Few survival games owe as much of their longevity to modders as 7 Days to Die, and 1.0 quietly supercharges that ecosystem. A finalized systems framework gives mod creators a reliable target, reducing the constant breakage that plagued past alphas. Stability is oxygen for modding communities, and 1.0 provides plenty of it.

Expect everything from overhauls that rework progression and zombie behavior to lightweight quality-of-life mods that tweak UI, storage logic, or AI aggro rules. With a stable API and fewer foundational changes, mods can now evolve over time instead of restarting every update cycle.

Console Players Are Finally Back in the Conversation

The 1.0 release also represents a long-overdue reset for console players, many of whom were stuck years behind on abandoned builds. With a unified vision and renewed platform support, console editions finally align with the modern PC experience. That parity matters for community growth and shared knowledge.
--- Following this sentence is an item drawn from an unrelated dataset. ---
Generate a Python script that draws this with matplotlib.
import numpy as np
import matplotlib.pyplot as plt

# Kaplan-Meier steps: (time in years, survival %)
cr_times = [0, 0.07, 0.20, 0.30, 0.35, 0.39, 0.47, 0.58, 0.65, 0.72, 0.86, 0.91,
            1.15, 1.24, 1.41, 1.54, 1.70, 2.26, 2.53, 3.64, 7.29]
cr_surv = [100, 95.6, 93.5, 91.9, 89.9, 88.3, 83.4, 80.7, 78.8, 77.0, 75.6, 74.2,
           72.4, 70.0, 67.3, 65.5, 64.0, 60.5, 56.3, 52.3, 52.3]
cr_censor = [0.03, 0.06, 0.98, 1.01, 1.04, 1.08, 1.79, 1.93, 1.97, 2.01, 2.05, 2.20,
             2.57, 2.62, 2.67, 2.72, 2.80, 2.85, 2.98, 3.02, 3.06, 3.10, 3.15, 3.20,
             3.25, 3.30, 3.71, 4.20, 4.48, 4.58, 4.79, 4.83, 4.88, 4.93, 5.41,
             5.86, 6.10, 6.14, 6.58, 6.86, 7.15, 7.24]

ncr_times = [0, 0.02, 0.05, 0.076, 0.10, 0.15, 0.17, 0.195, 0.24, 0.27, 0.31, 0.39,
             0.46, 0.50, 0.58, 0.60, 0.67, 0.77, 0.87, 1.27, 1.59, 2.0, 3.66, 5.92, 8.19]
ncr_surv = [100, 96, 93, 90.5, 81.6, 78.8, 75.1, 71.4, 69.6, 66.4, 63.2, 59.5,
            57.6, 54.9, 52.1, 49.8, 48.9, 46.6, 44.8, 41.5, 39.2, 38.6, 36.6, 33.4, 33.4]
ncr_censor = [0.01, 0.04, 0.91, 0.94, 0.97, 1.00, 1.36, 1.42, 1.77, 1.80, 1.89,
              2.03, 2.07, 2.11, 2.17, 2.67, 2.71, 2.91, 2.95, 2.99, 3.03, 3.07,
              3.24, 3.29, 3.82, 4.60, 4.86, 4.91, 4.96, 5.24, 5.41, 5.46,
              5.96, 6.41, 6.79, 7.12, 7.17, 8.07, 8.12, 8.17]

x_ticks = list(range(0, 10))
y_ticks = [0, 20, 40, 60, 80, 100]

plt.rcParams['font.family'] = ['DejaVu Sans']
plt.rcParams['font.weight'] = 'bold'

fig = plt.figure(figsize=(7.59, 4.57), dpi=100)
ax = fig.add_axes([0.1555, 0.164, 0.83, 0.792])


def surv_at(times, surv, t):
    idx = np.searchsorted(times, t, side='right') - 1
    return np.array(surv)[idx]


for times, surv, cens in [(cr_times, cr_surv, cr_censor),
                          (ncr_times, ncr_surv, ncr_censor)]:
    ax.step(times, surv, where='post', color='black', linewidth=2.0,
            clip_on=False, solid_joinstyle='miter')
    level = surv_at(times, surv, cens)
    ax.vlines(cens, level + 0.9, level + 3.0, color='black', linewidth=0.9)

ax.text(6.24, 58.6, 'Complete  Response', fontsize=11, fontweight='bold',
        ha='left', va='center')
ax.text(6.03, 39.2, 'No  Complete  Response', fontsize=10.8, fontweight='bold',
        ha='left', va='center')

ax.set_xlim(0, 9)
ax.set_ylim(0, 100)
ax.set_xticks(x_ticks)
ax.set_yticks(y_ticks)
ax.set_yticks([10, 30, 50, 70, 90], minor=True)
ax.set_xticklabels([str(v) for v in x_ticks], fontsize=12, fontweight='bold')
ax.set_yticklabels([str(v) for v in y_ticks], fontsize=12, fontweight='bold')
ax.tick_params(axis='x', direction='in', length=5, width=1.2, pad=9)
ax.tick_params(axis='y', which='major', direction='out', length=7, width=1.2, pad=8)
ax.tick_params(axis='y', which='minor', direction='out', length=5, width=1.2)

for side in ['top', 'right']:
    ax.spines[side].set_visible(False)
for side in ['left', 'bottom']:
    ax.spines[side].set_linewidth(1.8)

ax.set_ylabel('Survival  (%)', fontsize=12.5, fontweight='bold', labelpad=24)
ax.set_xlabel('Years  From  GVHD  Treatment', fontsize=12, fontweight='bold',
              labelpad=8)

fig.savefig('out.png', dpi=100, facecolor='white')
A larger, reconnected player base means more guides, more shared base designs, and more collective experimentation with horde night strategies. When a survival sandbox thrives, it’s usually because players are learning from each other as much as from the game itself.

Designed to Last, Not Just Launch

What ultimately makes 7 Days to Die 1.0 feel special is how clearly it’s built for endurance. The loop scales cleanly into late game, horde nights remain mechanically relevant, and base design continues to matter long after the early scramble for resources. Few survival games maintain tension this deep into a save file.

Now that the foundation is locked, 7 Days to Die isn’t just surviving its own history. It’s positioned to grow alongside its community for years to come, whether through official expansions, ambitious mods, or players simply finding new ways to outsmart the blood moon.

If there’s one takeaway from 1.0, it’s this: 7 Days to Die didn’t rush to be finished. It waited until it was ready to last.